US demand for Aussie minerals to outlast next president

Reassuring mining bosses, a former intelligence chief says there is bipartisan backing in the United States to stand firm with Australia against China.

Former director of national intelligence under Barack Obama, retired US Admiral Dennis Blair, said on Wednesday the sovereign supply chain response to "Chinese bullying" would survive a switch to a Republican administration.

Mining industry and investors at the annual Minerals Week summit in Canberra fear President Joe Biden's signature climate and clean energy laws might not survive the 2024 presidential election.

A Republican win could mean a winding back of generous tax credits, loans and grants and a return to American isolationism.

But defence and security pacts, including secure supplies of Australia's rare earths that are vital for defence technologies, are less at risk.

The leading producer of rare earths outside China, Australia's Lynas Rare Earths, has a direct stake in the security environment with a pact with US defence to process materials at a plant being developed in Texas.

"Our company is very fortunate to be in the midst of some Australia-US supply chain security initiatives," CEO Amanda Lacaze said.

Quizzed about a possible change of US president, Admiral Blair said there was a "consistency in American policy that will enable us to be able to sustain programs".

"It's really a bipartisan consensus that the United States has to take action to deal with the Chinese challenge," he said.

He said Republicans and Democrats were working together in a special committee on Capitol Hill in a way he had not seen since the darkest days of the Cold War.

"We have really changed focus since the days after 9/11 when the war on terrorism was such an exclusive and all-consuming set of policies," he said.

The "three important countries" - the US, Japan and Australia - had a strong history of working together and the resources and technology that would make the difference between success and failure, Admiral Blair said.

But he warned allies to be mindful that China had not given up on efforts to "undermine Australia".

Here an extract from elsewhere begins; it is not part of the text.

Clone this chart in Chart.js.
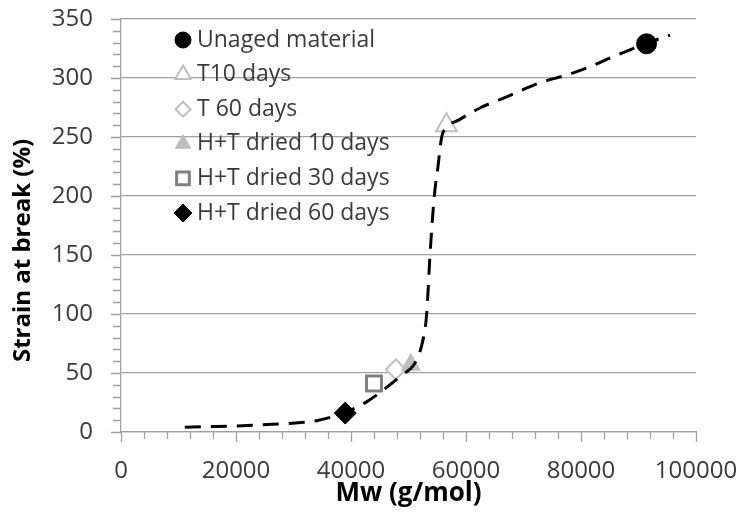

"Even today it supports organisations that protest Australian minerals mining and processing projects, both in Australia and in other countries and supply chains," he said.

Asked about the weaponisation of supply chains, South Korea's ambassador to Australia Wan-joong Kim said his country was also committed to building alternative sources.

He said South Korea, like Australia, was "vulnerable" because of a dependence on foreign trade, and would work with countries who shared common values on democracy and human rights.

The two countries are "on the right track" to creating "resilient and sustainable supply chains", he said.

Australia's leading lithium producer Pilbara Minerals has a joint venture with Korean conglomerate POSCO for a chemical facility in Gwangyang.

Japan is also on the hunt for critical minerals, including supplies of nickel.